The good parts

Developed in the very early 2000 (the manual date is 2001), the eCos CDL was a remarkably innovative solution for its time, not matched even today.

The bad parts

Although the CDL design was pretty general, being created to support eCos, the CDL was perceived as an eCos specific part, and generally avoided.

Another important issue was the complexity of the CDL scripts, and to some (including myself) the Tcl syntax of the scripts, a bit outdated in the world of JSON/YML.

Other issues:

  • preprocessor only definitions, no direct support for modern solutions like the new C++11 constexpr

Changes in XCDL

XCDL inherits the core concepts from CDL, however some changes were applied.

Tcl replaced by JSON & JavaScript

After a prototyping phase which used Python instead of Tcl, the final format used for the XCDL metadata was settled to JSON, with its simple logical structure, a node has a name, a list of properties and an optional array of children nodes.

Naming scheme shortened

In CDL, the object names were in fact C preprocessor definitions, and the scope of the names was the configuration tree.

The first step to separate the node names from the preprocessor definitions was attempted in the Python implementation of XCDL, where separate IDs were used. This solution was perfectly functional, but since the IDs were expected to be unique in the entire object space, they were quite long and hard to handle, not to mention that they were not at all fit to be represented in a graphical user interface.
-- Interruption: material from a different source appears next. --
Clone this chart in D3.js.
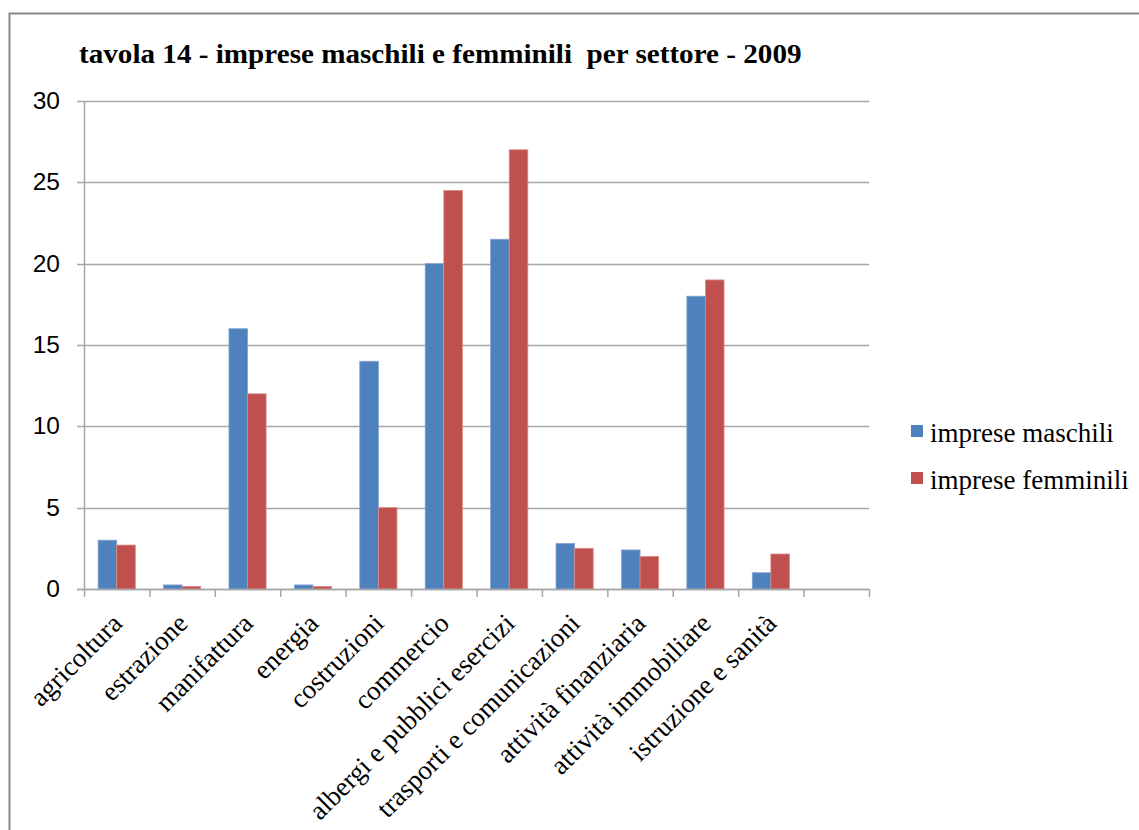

In the JSON version of XCDL the naming scheme was shortened, and object names were required to be unique only in the scope of the parent node, similar to files in a folder. Recursively applied, this rule produces unique names as long as the entire path is used (again, similarly to files in a file system).

Explicit header file

In CDL, by default, the name and location of the generated header file respected some not very obvious rules, with names derived from the long package name. This was perfectly functional, but made things a bit obscure.

In XCDL the rules were changes to a recursive approach, and the name of the file where to output the generated definitions must be explicitly specified for each object. If not specified, the definition from the parent node is used.